How Is Bipolar Disorder Treated In Children?
Children with severe bipolar disorder-like symptoms are often treated with psychotherapy and a combination of medicines. The medications usually include a mood stabilizing medicine (such as lamotrigine or lithium) sometimes in combination with an antidepressant.
Antidepressants need to be used with caution in children with suspected bipolar disorder because they have a small but significant risk for triggering mania (elation or hyperactive behavior).
What's the Long-Term Outlook for Childhood Depression?
Studies have found that first-time episodes of childhood depression occur at younger ages than previously thought. And, as in adults, depression may reoccur later in life.
Depression often occurs at the same time as other physical illnesses. Because studies have shown that depression may precede more serious mental illness later in life, diagnosis, early treatment, and close monitoring are crucial.
Childhood Depression: Warning Signs of Suicide?

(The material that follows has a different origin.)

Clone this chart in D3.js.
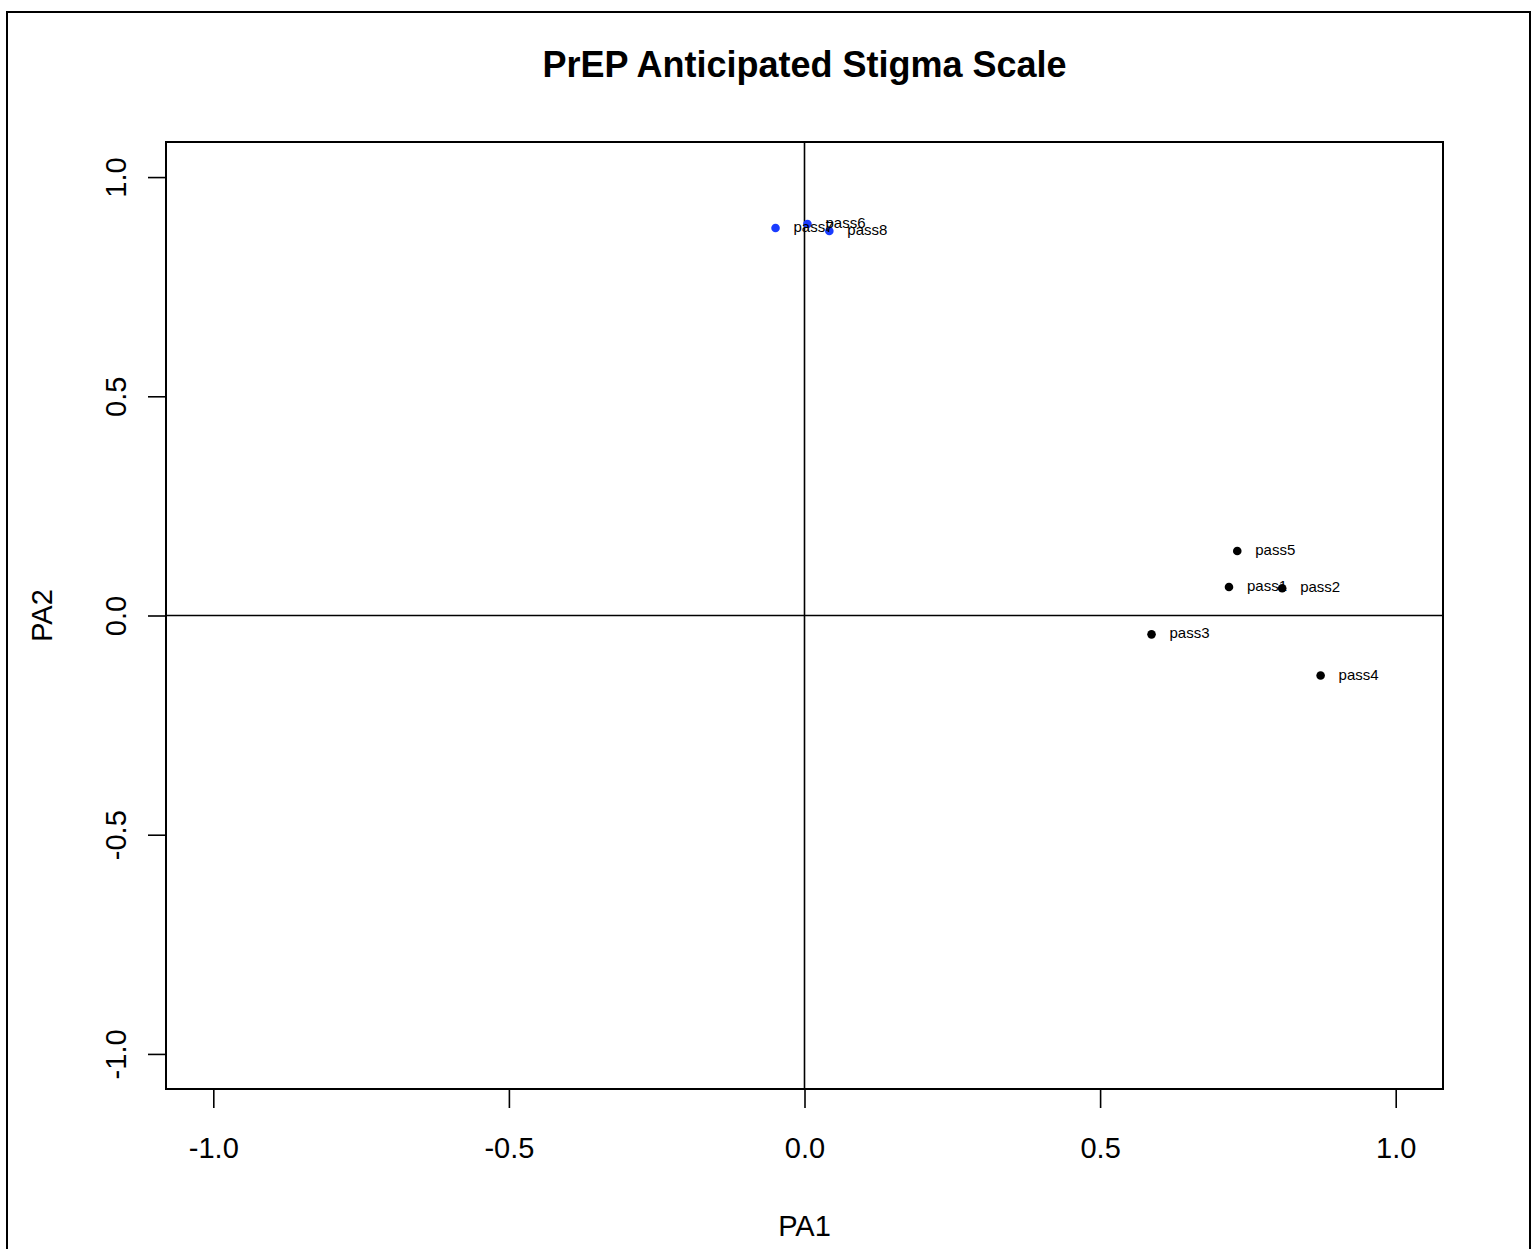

Parents should be particularly vigilant for signs that may indicate that a child with depression is at risk for suicide. Warning signs of suicidal behavior in children include:
- A focus on morbid and negative themes
- Frequent accidents
- Giving away possessions
- Increased acting-out behaviors
- Increased crying or reduced emotional expression
- Increased risk-taking behaviors
- Many depressive symptoms (changes in eating, sleeping, or activities)
- Social isolation
- Substance abuse
- Talking about death and dying
- Talking about suicide or feeling hopeless or helpless
Can Childhood Depression Go Away Without Treatment?
Childhood depression tends to come and go in episodes. There can be spontaneous recovery from childhood depression. However, once a child has one bout of childhood depression, he or she is more likely to get depressed again. Without treatment for childhood depression, the consequences of depression can be extremely serious, even deadly.